Task requirements:
All of the data should be repeated exactly; pictures are not part of the copy.

start

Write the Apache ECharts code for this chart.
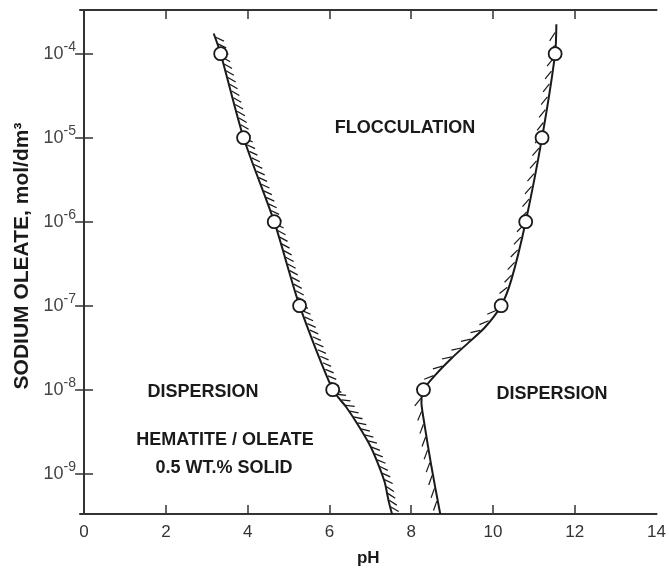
<!DOCTYPE html>
<html><head><meta charset="utf-8">
<script src="https://cdn.jsdelivr.net/npm/echarts@6/dist/echarts.min.js"></script>
<style>html,body{margin:0;padding:0;background:#fff}#c{width:669px;height:572px}</style>
</head><body><div id="c"></div>
<script>
// Axis settings
const xTickLabels = [0, 2, 4, 6, 8, 10, 12, 14];
const xTickMarks = [2, 4, 6, 8, 10, 12];
const xMin = -0.1, xMax = 14;
const yTickExps = [-9, -8, -7, -6, -5, -4];
const yExpMin = -9.48, yExpMax = -3.48;
// Measured points (pH, log10 of sodium oleate concentration)
const leftPtsPH  = [3.34, 3.9, 4.65, 5.27, 6.08];
const leftPtsExp = [-4, -5, -6, -7, -8];
const rightPtsPH  = [11.52, 11.2, 10.8, 10.2, 8.3];
const rightPtsExp = [-4, -5, -6, -7, -8];
// Boundary curves
const leftCurvePH  = [3.17, 3.34, 3.9, 4.65, 5.27, 6.08, 6.4, 6.7, 7.0, 7.17, 7.35, 7.45, 7.53];
const leftCurveExp = [-3.76, -4, -5, -6, -7, -8, -8.2, -8.42, -8.67, -8.86, -9.1, -9.33, -9.48];
const rightCurvePH  = [11.55, 11.52, 11.2, 10.8, 10.45, 10.2, 9.8, 9.4, 9.0, 8.6, 8.3, 8.25, 8.3, 8.5, 8.71];
const rightCurveExp = [-3.65, -4, -5, -6, -6.69, -7, -7.26, -7.44, -7.62, -7.82, -8, -8.15, -8.34, -8.93, -9.48];

const P = e => Math.pow(10, e);
const pairs = (xs, es) => xs.map((x, i) => [x, P(es[i])]);
const FONT = "'Liberation Sans', Arial, sans-serif";
const INK = '#1a1a1a';

function hatch(phArr, expArr, side, spacing, len, gap, ang, lw) {
  return function (params, api) {
    const pts = phArr.map((x, i) => api.coord([x, P(expArr[i])]));
    const children = [];
    let acc = spacing / 2;
    for (let i = 0; i < pts.length - 1; i++) {
      const a = pts[i], b = pts[i + 1];
      const dx = b[0] - a[0], dy = b[1] - a[1];
      const L = Math.hypot(dx, dy);
      if (L === 0) continue;
      const tx = dx / L, ty = dy / L;
      const nx = side * ty, ny = -side * tx;
      const ex = nx * Math.cos(ang) + tx * Math.sin(ang);
      const ey = ny * Math.cos(ang) + ty * Math.sin(ang);
      let d = acc;
      while (d < L) {
        const px = a[0] + tx * d, py = a[1] + ty * d;
        children.push({
          type: 'line',
          shape: { x1: px + ex * gap, y1: py + ey * gap, x2: px + ex * (gap + len), y2: py + ey * (gap + len) },
          style: { stroke: INK, lineWidth: lw }
        });
        d += spacing;
      }
      acc = d - L;
    }
    return { type: 'group', children };
  };
}

const chart = echarts.init(document.getElementById('c'), null, { renderer: 'canvas' });

const mkLine = () => ({ show: true, lineStyle: { color: '#333', width: 2 } });
const mkTick = (vals) => ({ show: true, inside: true, length: 9, customValues: vals, lineStyle: { color: '#333', width: 1.5 } });
const yVals = yTickExps.map(P);

const yLabelFmt = v => {
  const l = Math.log10(v);
  const e = Math.round(l);
  if (Math.abs(l - e) > 1e-6) return '';
  return '{a|10}{b|' + e + '}';
};

chart.setOption({
  animation: false,
  backgroundColor: '#fff',
  grid: { left: 80, right: 9, top: 10, bottom: 54 },
  xAxis: [
    {
      type: 'value', min: xMin, max: xMax, splitNumber: 7, position: 'bottom',
      axisLine: mkLine(), axisTick: mkTick(xTickMarks), splitLine: { show: false },
      axisLabel: {
        margin: 10, fontFamily: FONT, fontSize: 17, color: '#333',
        customValues: xTickLabels,
        formatter: v => String(v)
      },
      name: 'pH', nameLocation: 'middle', nameGap: 36,
      nameTextStyle: { fontFamily: FONT, fontWeight: 'bold', fontSize: 17, color: INK }
    },
    {
      type: 'value', min: xMin, max: xMax, splitNumber: 7, position: 'top',
      axisLine: mkLine(), axisTick: mkTick(xTickMarks), splitLine: { show: false }, axisLabel: { show: false }
    }
  ],
  yAxis: [
    {
      type: 'log', logBase: 10, min: P(yExpMin), max: P(yExpMax), position: 'left',
      axisLine: mkLine(), axisTick: mkTick(yVals), splitLine: { show: false }, minorTick: { show: false },
      axisLabel: {
        margin: 4, formatter: yLabelFmt, customValues: yVals,
        rich: {
          a: { fontFamily: FONT, fontSize: 18, color: '#444' },
          b: { fontFamily: FONT, fontSize: 14, color: '#444', padding: [0, 0, 14, 0] }
        }
      }
    },
    {
      type: 'log', logBase: 10, min: P(yExpMin), max: P(yExpMax), position: 'right',
      axisLine: mkLine(), axisTick: mkTick(yVals), splitLine: { show: false }, axisLabel: { show: false }
    }
  ],
  series: [
    {
      type: 'custom', xAxisIndex: 0, yAxisIndex: 0, clip: true, silent: true,
      renderItem: hatch(leftCurvePH, leftCurveExp, 1, 7, 9, 1, Math.PI / 4, 1.3),
      data: [[leftCurvePH[0], P(leftCurveExp[0])]], z: 1
    },
    {
      type: 'custom', xAxisIndex: 0, yAxisIndex: 0, clip: true, silent: true,
      renderItem: hatch(rightCurvePH, rightCurveExp, -1, 13, 10, 2, Math.PI / 3, 1.2),
      data: [[rightCurvePH[0], P(rightCurveExp[0])]], z: 1
    },
    {
      type: 'line', smooth: 0.25, symbol: 'none', clip: true,
      lineStyle: { color: INK, width: 2 },
      data: pairs(leftCurvePH, leftCurveExp), z: 2
    },
    {
      type: 'line', smooth: 0.25, symbol: 'none', clip: true,
      lineStyle: { color: INK, width: 2 },
      data: pairs(rightCurvePH, rightCurveExp), z: 2
    },
    {
      type: 'scatter', symbol: 'circle', symbolSize: 13,
      itemStyle: { color: '#fff', borderColor: INK, borderWidth: 1.8, opacity: 1 },
      data: pairs(leftPtsPH, leftPtsExp), z: 3
    },
    {
      type: 'scatter', symbol: 'circle', symbolSize: 13,
      itemStyle: { color: '#fff', borderColor: INK, borderWidth: 1.8, opacity: 1 },
      data: pairs(rightPtsPH, rightPtsExp), z: 3
    }
  ],
  graphic: [
    { type: 'text', x: 22, y: 256, rotation: Math.PI / 2,
      style: { text: 'SODIUM OLEATE, mol/dm³', align: 'center', verticalAlign: 'middle',
        font: 'bold 21px ' + FONT, fill: INK } },
    { type: 'text', x: 405, y: 128,
      style: { text: 'FLOCCULATION', align: 'center', verticalAlign: 'middle', font: 'bold 18px ' + FONT, fill: INK } },
    { type: 'text', x: 203, y: 392,
      style: { text: 'DISPERSION', align: 'center', verticalAlign: 'middle', font: 'bold 18px ' + FONT, fill: INK } },
    { type: 'text', x: 552, y: 394,
      style: { text: 'DISPERSION', align: 'center', verticalAlign: 'middle', font: 'bold 18px ' + FONT, fill: INK } },
    { type: 'text', x: 225, y: 440,
      style: { text: 'HEMATITE / OLEATE', align: 'center', verticalAlign: 'middle', font: 'bold 18px ' + FONT, fill: INK } },
    { type: 'text', x: 224, y: 468,
      style: { text: '0.5 WT.% SOLID', align: 'center', verticalAlign: 'middle', font: 'bold 18px ' + FONT, fill: INK } }
  ]
});
</script>
</body></html>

end

Task output:
Write the Apache ECharts code for this chart.
<!DOCTYPE html>
<html><head><meta charset="utf-8">
<script src="https://cdn.jsdelivr.net/npm/echarts@6/dist/echarts.min.js"></script>
<style>html,body{margin:0;padding:0;background:#fff}#c{width:669px;height:572px}</style>
</head><body><div id="c"></div>
<script>
// Axis settings
const xTickLabels = [0, 2, 4, 6, 8, 10, 12, 14];
const xTickMarks = [2, 4, 6, 8, 10, 12];
const xMin = -0.1, xMax = 14;
const yTickExps = [-9, -8, -7, -6, -5, -4];
const yExpMin = -9.48, yExpMax = -3.48;
// Measured points (pH, log10 of sodium oleate concentration)
const leftPtsPH  = [3.34, 3.9, 4.65, 5.27, 6.08];
const leftPtsExp = [-4, -5, -6, -7, -8];
const rightPtsPH  = [11.52, 11.2, 10.8, 10.2, 8.3];
const rightPtsExp = [-4, -5, -6, -7, -8];
// Boundary curves
const leftCurvePH  = [3.17, 3.34, 3.9, 4.65, 5.27, 6.08, 6.4, 6.7, 7.0, 7.17, 7.35, 7.45, 7.53];
const leftCurveExp = [-3.76, -4, -5, -6, -7, -8, -8.2, -8.42, -8.67, -8.86, -9.1, -9.33, -9.48];
const rightCurvePH  = [11.55, 11.52, 11.2, 10.8, 10.45, 10.2, 9.8, 9.4, 9.0, 8.6, 8.3, 8.25, 8.3, 8.5, 8.71];
const rightCurveExp = [-3.65, -4, -5, -6, -6.69, -7, -7.26, -7.44, -7.62, -7.82, -8, -8.15, -8.34, -8.93, -9.48];

const P = e => Math.pow(10, e);
const pairs = (xs, es) => xs.map((x, i) => [x, P(es[i])]);
const FONT = "'Liberation Sans', Arial, sans-serif";
const INK = '#1a1a1a';

function hatch(phArr, expArr, side, spacing, len, gap, ang, lw) {
  return function (params, api) {
    const pts = phArr.map((x, i) => api.coord([x, P(expArr[i])]));
    const children = [];
    let acc = spacing / 2;
    for (let i = 0; i < pts.length - 1; i++) {
      const a = pts[i], b = pts[i + 1];
      const dx = b[0] - a[0], dy = b[1] - a[1];
      const L = Math.hypot(dx, dy);
      if (L === 0) continue;
      const tx = dx / L, ty = dy / L;
      const nx = side * ty, ny = -side * tx;
      const ex = nx * Math.cos(ang) + tx * Math.sin(ang);
      const ey = ny * Math.cos(ang) + ty * Math.sin(ang);
      let d = acc;
      while (d < L) {
        const px = a[0] + tx * d, py = a[1] + ty * d;
        children.push({
          type: 'line',
          shape: { x1: px + ex * gap, y1: py + ey * gap, x2: px + ex * (gap + len), y2: py + ey * (gap + len) },
          style: { stroke: INK, lineWidth: lw }
        });
        d += spacing;
      }
      acc = d - L;
    }
    return { type: 'group', children };
  };
}

const chart = echarts.init(document.getElementById('c'), null, { renderer: 'canvas' });

const mkLine = () => ({ show: true, lineStyle: { color: '#333', width: 2 } });
const mkTick = (vals) => ({ show: true, inside: true, length: 9, customValues: vals, lineStyle: { color: '#333', width: 1.5 } });
const yVals = yTickExps.map(P);

const yLabelFmt = v => {
  const l = Math.log10(v);
  const e = Math.round(l);
  if (Math.abs(l - e) > 1e-6) return '';
  return '{a|10}{b|' + e + '}';
};

chart.setOption({
  animation: false,
  backgroundColor: '#fff',
  grid: { left: 80, right: 9, top: 10, bottom: 54 },
  xAxis: [
    {
      type: 'value', min: xMin, max: xMax, splitNumber: 7, position: 'bottom',
      axisLine: mkLine(), axisTick: mkTick(xTickMarks), splitLine: { show: false },
      axisLabel: {
        margin: 10, fontFamily: FONT, fontSize: 17, color: '#333',
        customValues: xTickLabels,
        formatter: v => String(v)
      },
      name: 'pH', nameLocation: 'middle', nameGap: 36,
      nameTextStyle: { fontFamily: FONT, fontWeight: 'bold', fontSize: 17, color: INK }
    },
    {
      type: 'value', min: xMin, max: xMax, splitNumber: 7, position: 'top',
      axisLine: mkLine(), axisTick: mkTick(xTickMarks), splitLine: { show: false }, axisLabel: { show: false }
    }
  ],
  yAxis: [
    {
      type: 'log', logBase: 10, min: P(yExpMin), max: P(yExpMax), position: 'left',
      axisLine: mkLine(), axisTick: mkTick(yVals), splitLine: { show: false }, minorTick: { show: false },
      axisLabel: {
        margin: 4, formatter: yLabelFmt, customValues: yVals,
        rich: {
          a: { fontFamily: FONT, fontSize: 18, color: '#444' },
          b: { fontFamily: FONT, fontSize: 14, color: '#444', padding: [0, 0, 14, 0] }
        }
      }
    },
    {
      type: 'log', logBase: 10, min: P(yExpMin), max: P(yExpMax), position: 'right',
      axisLine: mkLine(), axisTick: mkTick(yVals), splitLine: { show: false }, axisLabel: { show: false }
    }
  ],
  series: [
    {
      type: 'custom', xAxisIndex: 0, yAxisIndex: 0, clip: true, silent: true,
      renderItem: hatch(leftCurvePH, leftCurveExp, 1, 7, 9, 1, Math.PI / 4, 1.3),
      data: [[leftCurvePH[0], P(leftCurveExp[0])]], z: 1
    },
    {
      type: 'custom', xAxisIndex: 0, yAxisIndex: 0, clip: true, silent: true,
      renderItem: hatch(rightCurvePH, rightCurveExp, -1, 13, 10, 2, Math.PI / 3, 1.2),
      data: [[rightCurvePH[0], P(rightCurveExp[0])]], z: 1
    },
    {
      type: 'line', smooth: 0.25, symbol: 'none', clip: true,
      lineStyle: { color: INK, width: 2 },
      data: pairs(leftCurvePH, leftCurveExp), z: 2
    },
    {
      type: 'line', smooth: 0.25, symbol: 'none', clip: true,
      lineStyle: { color: INK, width: 2 },
      data: pairs(rightCurvePH, rightCurveExp), z: 2
    },
    {
      type: 'scatter', symbol: 'circle', symbolSize: 13,
      itemStyle: { color: '#fff', borderColor: INK, borderWidth: 1.8, opacity: 1 },
      data: pairs(leftPtsPH, leftPtsExp), z: 3
    },
    {
      type: 'scatter', symbol: 'circle', symbolSize: 13,
      itemStyle: { color: '#fff', borderColor: INK, borderWidth: 1.8, opacity: 1 },
      data: pairs(rightPtsPH, rightPtsExp), z: 3
    }
  ],
  graphic: [
    { type: 'text', x: 22, y: 256, rotation: Math.PI / 2,
      style: { text: 'SODIUM OLEATE, mol/dm³', align: 'center', verticalAlign: 'middle',
        font: 'bold 21px ' + FONT, fill: INK } },
    { type: 'text', x: 405, y: 128,
      style: { text: 'FLOCCULATION', align: 'center', verticalAlign: 'middle', font: 'bold 18px ' + FONT, fill: INK } },
    { type: 'text', x: 203, y: 392,
      style: { text: 'DISPERSION', align: 'center', verticalAlign: 'middle', font: 'bold 18px ' + FONT, fill: INK } },
    { type: 'text', x: 552, y: 394,
      style: { text: 'DISPERSION', align: 'center', verticalAlign: 'middle', font: 'bold 18px ' + FONT, fill: INK } },
    { type: 'text', x: 225, y: 440,
      style: { text: 'HEMATITE / OLEATE', align: 'center', verticalAlign: 'middle', font: 'bold 18px ' + FONT, fill: INK } },
    { type: 'text', x: 224, y: 468,
      style: { text: '0.5 WT.% SOLID', align: 'center', verticalAlign: 'middle', font: 'bold 18px ' + FONT, fill: INK } }
  ]
});
</script>
</body></html>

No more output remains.